4. What percentage of loans have been charged off as of October 2015?

In [121]:
df.loan_status.unique()
Out[121]:
array(['Fully Paid', 'Current', 'Charged Off'], dtype=object)
In [251]:
dfcharged = df[df['loan_status']=='Charged Off'].shape[0]
total = df.shape[0]
charged = dfcharged/total
print('Percentage charged off: {:.2%}'.format(charged))
Percentage charged off: 0.70%

Answer #4

As of October 2015, which includes the entire dataset, 0.70% of all loans have been charged off.

5. Some of the loans which are marked “Current” in October 2015 will end up being charged off before they are paid in full. Using the fact that all of these loans are 3 years in length, estimate the probability that a randomly chosen loan would eventually become charged off, possibly after October 2015. Be sure to explain any assumptions you make.

In [126]:
# Loan issue dates

df['issue_d'].unique()
Out[126]:
array(['Oct 2014', 'Nov 2014', 'Dec 2014', 'Jan 2015', 'Feb 2015',
       'Mar 2015', 'Apr 2015', 'May 2015', 'Jun 2015', 'Jul 2015',
       'Aug 2015', 'Sep 2015'], dtype=object)
In [252]:
# After one year, percentage fully paid

dfpaid = df[df['loan_status']=='Fully Paid'].shape[0]
total = df.shape[0]
paid = dfpaid/total
print('Percentage fully paid: {:.2%}'.format(paid))
Percentage fully paid: 6.90%
In [253]:
# After one year, loans still in repayment

curr = 1.0 - charged - paid
print('Percentage current: {:.2%}'.format(curr))
Percentage current: 92.40%
In [106]:
# After each year, assume fully paid and charged off rates remain constant
# Use markov chains to advance loan status percentages by one year

initial = np.array([0,1,0])

transmat = np.array([[1, 0, 0],[0.069, 0.9240, 0.007],[0, 0, 1]])

def markov(iterations):
    for n in range(iterations):
        if n==0:
            new = initial
        else:
            new = np.dot(new,transmat)
        print('Year {:}'.format(2015+n),'\t',new)
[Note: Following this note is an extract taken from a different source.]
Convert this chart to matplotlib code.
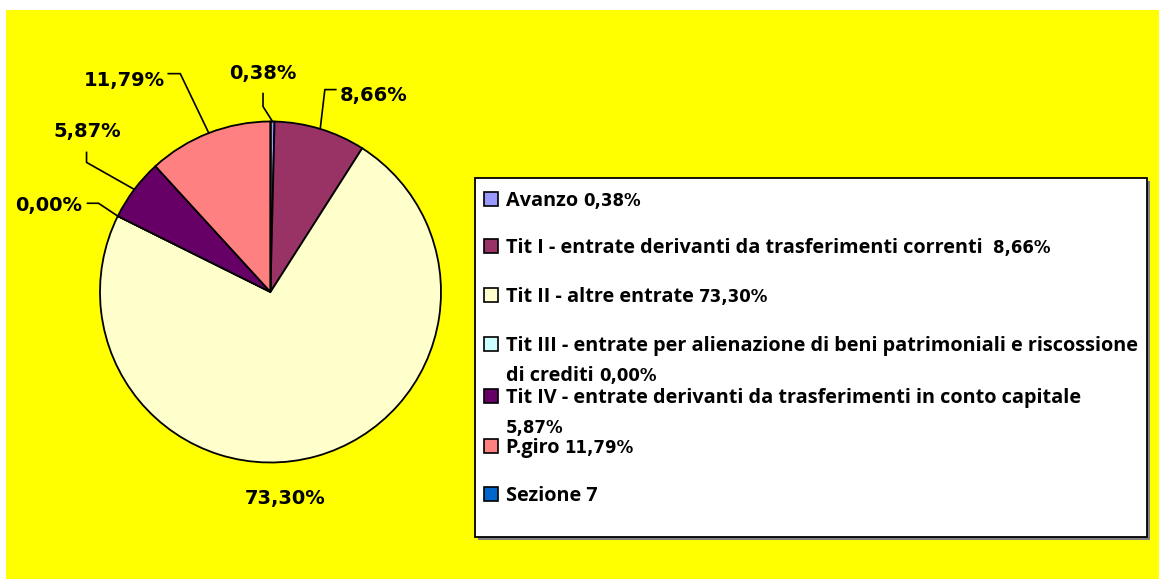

print('\t\t',df['loan_status'].unique().tolist())

markov(4)
		 ['Fully Paid', 'Current', 'Charged Off']
Year 2015 	 [0 1 0]
Year 2016 	 [ 0.069  0.924  0.007]
Year 2017 	 [ 0.132756  0.853776  0.013468]
Year 2018 	 [ 0.19166654  0.78888902  0.01944443]
In [10]:
# Distribution of loan issues by month

# df['issue_d'].apply(pd.value_counts).plot(kind='bar', subplots=True)
df['datetime'] = pd.to_datetime(df['issue_d'])
df.sort_values('datetime',inplace=True)
df['datetime'] = df['datetime'].apply(lambda x: x.strftime('%Y-%b'))
dfgroup = df.groupby(['loan_status','datetime'], sort=False).count()
In [11]:
# dfgroup.loc['Charged Off', 'issue_d']
# dfgroup.index.get_level_values(1)
sersort = dfgroup['member_id'].copy()
sersort.name='count'
In [179]:
# visualize distribution of loan outcomes by month

grps = sorted(sersort.index.get_level_values(0).unique().tolist())

f, axes = plt.subplots(1,3, figsize=(14,6))
for grp,ax,color in zip(grps, axes, ['red','purple','blue']):
    sersort.loc[grp].plot(kind='bar', color=color, ax=ax)
    ax.set_title(grp)
In [16]:
# visualize last payment date

dfnotnull = df[df['last_pymnt_d'].notnull()].copy()
dfnotnull['datetime'] = pd.to_datetime(dfnotnull['last_pymnt_d'])
dfnotnull.sort_values('datetime',inplace=True)
dfnotnull['datetime'] = dfnotnull['datetime'].apply(lambda x: x.strftime('%Y-%b'))
dfgroup = dfnotnull.groupby(['loan_status','datetime'],sort=False).count()

sersort = dfgroup['member_id'].copy()
sersort.name='count'

grps = sorted(sersort.index.get_level_values(0).unique().tolist())

f, axes = plt.subplots(1,3, figsize=(14,6))
for grp,ax,color in zip(grps, axes, ['red','purple','blue']):
    sersort.loc[grp].plot(kind='bar', color=color, ax=ax)
    ax.set_title(grp)
In [19]:
# autocorrelation

# from pandas.tools.plotting import autocorrelation_plot
# autocorrelation_plot([sersort.loc['Charged Off']])
# sersort.loc['Charged Off']

Answer to #5

Assuming the rate at which loans transition from current to fully paid or charged off does not change from year-to-year, after 3 years have elapsed, the loans current as of October 2015 have a 1.9% chance of being charged off.

There isn't anything in the distribution of the issue dates or the last payment dates to indicate that the rate is not uniform.